Material =>
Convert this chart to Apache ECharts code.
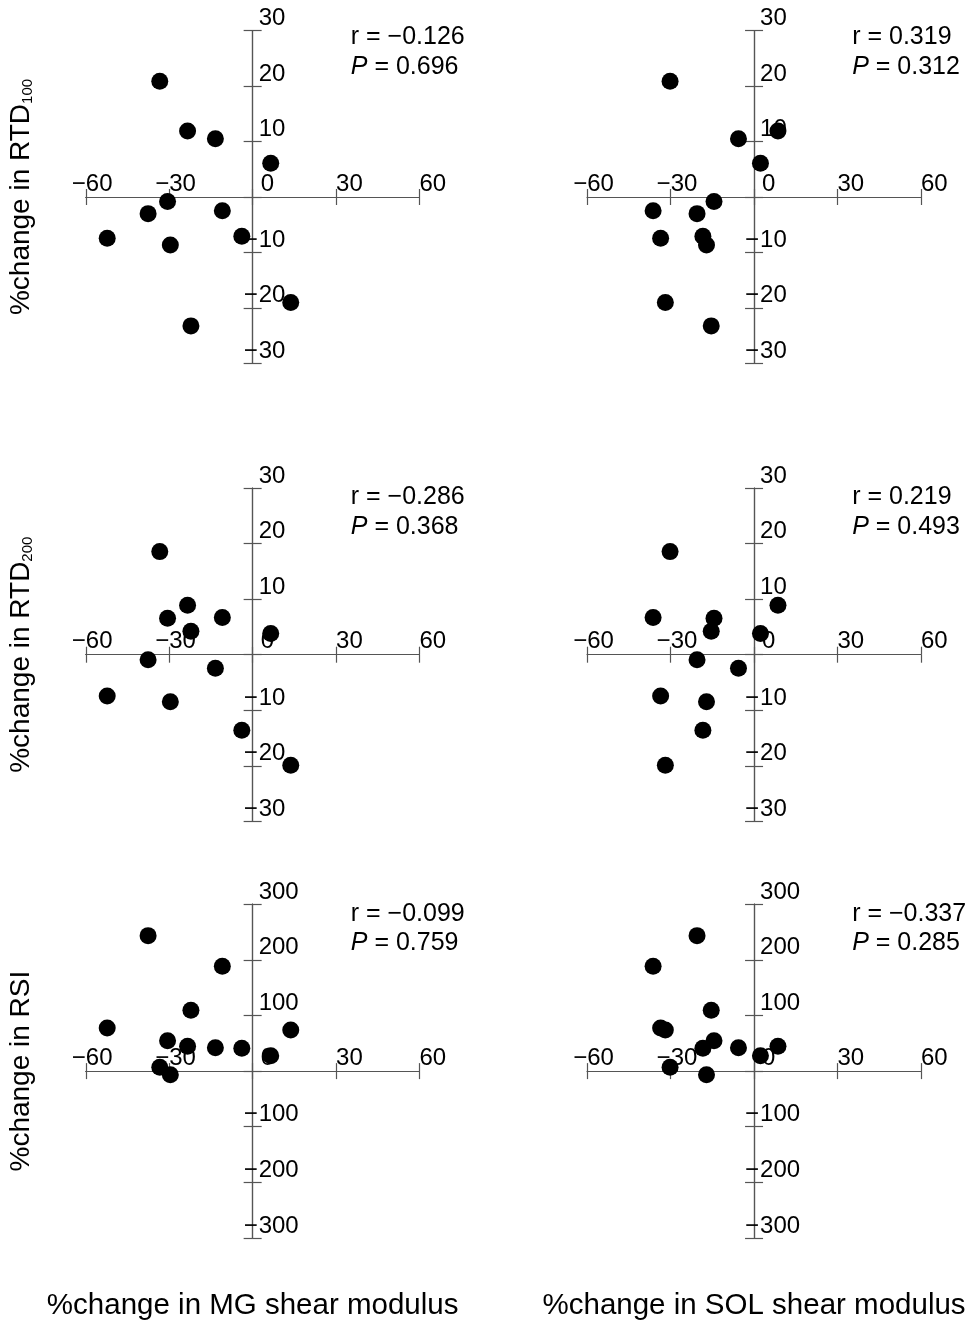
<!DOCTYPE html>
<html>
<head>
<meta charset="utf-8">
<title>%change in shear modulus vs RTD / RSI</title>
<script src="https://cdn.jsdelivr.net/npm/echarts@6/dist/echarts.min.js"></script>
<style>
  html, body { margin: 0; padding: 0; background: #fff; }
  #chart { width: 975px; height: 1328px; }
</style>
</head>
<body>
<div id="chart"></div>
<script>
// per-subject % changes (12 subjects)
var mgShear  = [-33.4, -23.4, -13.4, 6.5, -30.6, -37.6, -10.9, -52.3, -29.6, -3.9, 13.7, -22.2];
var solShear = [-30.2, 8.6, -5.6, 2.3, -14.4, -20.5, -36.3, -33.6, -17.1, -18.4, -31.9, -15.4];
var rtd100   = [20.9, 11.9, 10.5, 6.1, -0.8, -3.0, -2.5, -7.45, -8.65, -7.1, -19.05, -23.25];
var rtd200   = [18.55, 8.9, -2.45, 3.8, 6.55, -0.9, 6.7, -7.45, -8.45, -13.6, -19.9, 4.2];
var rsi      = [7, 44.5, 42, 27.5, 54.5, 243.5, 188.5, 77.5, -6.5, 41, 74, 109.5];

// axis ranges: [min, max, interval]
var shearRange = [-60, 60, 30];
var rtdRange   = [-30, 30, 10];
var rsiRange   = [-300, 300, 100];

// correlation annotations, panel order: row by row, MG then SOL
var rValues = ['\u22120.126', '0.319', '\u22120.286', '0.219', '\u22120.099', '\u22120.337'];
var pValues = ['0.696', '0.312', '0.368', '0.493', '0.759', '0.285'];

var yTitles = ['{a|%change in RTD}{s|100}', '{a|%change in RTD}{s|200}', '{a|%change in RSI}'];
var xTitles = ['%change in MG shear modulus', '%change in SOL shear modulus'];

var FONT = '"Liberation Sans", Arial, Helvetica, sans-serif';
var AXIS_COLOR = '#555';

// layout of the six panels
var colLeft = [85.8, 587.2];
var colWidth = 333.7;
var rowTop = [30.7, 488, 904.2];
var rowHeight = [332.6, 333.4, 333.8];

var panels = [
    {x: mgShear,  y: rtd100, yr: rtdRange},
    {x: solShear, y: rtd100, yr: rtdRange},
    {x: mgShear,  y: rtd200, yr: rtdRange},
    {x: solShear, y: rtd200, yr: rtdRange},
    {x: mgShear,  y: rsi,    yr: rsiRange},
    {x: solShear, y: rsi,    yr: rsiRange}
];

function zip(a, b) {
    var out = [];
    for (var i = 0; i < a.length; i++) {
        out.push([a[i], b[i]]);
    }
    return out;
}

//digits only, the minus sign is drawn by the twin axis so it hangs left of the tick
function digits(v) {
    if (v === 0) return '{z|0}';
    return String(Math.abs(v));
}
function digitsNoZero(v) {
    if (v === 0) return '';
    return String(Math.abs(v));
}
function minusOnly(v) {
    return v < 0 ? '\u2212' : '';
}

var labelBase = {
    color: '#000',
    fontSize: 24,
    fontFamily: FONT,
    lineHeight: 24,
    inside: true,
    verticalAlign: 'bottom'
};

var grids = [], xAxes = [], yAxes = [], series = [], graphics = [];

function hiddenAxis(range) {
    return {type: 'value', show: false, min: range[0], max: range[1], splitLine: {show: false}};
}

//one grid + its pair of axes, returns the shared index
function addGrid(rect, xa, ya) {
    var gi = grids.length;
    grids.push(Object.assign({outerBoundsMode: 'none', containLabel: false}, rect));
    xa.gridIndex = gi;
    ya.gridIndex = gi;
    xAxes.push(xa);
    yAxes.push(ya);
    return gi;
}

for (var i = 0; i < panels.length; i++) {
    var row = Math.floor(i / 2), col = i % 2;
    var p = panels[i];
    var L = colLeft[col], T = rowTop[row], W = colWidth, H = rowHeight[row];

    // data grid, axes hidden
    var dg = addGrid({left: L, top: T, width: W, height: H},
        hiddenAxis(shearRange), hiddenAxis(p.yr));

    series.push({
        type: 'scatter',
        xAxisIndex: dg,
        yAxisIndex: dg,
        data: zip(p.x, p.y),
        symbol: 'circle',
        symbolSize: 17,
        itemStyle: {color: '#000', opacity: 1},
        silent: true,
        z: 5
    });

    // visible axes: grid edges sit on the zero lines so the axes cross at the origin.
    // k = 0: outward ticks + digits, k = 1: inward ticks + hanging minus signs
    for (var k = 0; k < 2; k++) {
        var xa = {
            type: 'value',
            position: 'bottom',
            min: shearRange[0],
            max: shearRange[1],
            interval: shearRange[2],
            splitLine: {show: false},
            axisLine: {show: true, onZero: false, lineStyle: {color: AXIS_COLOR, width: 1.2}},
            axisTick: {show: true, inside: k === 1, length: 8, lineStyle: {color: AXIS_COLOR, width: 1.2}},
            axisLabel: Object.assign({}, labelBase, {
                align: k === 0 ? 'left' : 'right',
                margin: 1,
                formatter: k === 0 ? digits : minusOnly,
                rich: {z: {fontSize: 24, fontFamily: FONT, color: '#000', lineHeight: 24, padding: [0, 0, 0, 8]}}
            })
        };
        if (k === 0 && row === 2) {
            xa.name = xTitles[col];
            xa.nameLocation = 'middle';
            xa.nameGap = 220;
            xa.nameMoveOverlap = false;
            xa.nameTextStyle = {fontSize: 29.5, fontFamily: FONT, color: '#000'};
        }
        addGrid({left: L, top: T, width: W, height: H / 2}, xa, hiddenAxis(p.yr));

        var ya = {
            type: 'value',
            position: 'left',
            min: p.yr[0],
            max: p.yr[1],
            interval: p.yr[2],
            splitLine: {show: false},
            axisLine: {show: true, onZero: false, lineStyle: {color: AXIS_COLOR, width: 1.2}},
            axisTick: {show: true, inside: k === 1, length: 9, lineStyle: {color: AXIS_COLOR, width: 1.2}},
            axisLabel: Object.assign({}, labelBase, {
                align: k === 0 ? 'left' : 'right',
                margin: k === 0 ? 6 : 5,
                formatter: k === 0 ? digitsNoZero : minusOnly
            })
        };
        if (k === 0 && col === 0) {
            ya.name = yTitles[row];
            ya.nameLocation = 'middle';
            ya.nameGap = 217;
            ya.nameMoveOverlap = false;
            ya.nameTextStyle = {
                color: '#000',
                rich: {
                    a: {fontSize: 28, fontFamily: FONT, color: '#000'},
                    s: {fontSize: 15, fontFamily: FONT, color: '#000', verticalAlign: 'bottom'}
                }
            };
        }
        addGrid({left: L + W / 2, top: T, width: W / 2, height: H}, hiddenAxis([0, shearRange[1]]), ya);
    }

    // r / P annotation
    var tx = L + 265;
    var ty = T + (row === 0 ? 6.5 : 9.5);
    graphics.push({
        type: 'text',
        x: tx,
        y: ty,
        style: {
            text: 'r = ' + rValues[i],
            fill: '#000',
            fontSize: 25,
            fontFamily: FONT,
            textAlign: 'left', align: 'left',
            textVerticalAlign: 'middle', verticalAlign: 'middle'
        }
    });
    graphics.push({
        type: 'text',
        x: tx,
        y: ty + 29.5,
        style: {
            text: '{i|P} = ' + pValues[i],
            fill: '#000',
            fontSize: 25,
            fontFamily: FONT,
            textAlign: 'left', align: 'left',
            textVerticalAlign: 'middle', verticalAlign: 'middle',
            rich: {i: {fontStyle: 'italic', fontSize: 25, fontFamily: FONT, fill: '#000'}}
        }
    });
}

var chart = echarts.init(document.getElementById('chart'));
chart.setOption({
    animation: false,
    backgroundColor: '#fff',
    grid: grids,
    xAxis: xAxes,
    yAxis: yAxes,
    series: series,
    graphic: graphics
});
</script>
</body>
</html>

The problem => Reproduce only the lines from the beginning of the data through the line that contains "41, 74, 109.5];", both included, and please drop the pictures.

Output for this task =>
Convert this chart to Apache ECharts code.
<!DOCTYPE html>
<html>
<head>
<meta charset="utf-8">
<title>%change in shear modulus vs RTD / RSI</title>
<script src="https://cdn.jsdelivr.net/npm/echarts@6/dist/echarts.min.js"></script>
<style>
  html, body { margin: 0; padding: 0; background: #fff; }
  #chart { width: 975px; height: 1328px; }
</style>
</head>
<body>
<div id="chart"></div>
<script>
// per-subject % changes (12 subjects)
var mgShear  = [-33.4, -23.4, -13.4, 6.5, -30.6, -37.6, -10.9, -52.3, -29.6, -3.9, 13.7, -22.2];
var solShear = [-30.2, 8.6, -5.6, 2.3, -14.4, -20.5, -36.3, -33.6, -17.1, -18.4, -31.9, -15.4];
var rtd100   = [20.9, 11.9, 10.5, 6.1, -0.8, -3.0, -2.5, -7.45, -8.65, -7.1, -19.05, -23.25];
var rtd200   = [18.55, 8.9, -2.45, 3.8, 6.55, -0.9, 6.7, -7.45, -8.45, -13.6, -19.9, 4.2];
var rsi      = [7, 44.5, 42, 27.5, 54.5, 243.5, 188.5, 77.5, -6.5, 41, 74, 109.5];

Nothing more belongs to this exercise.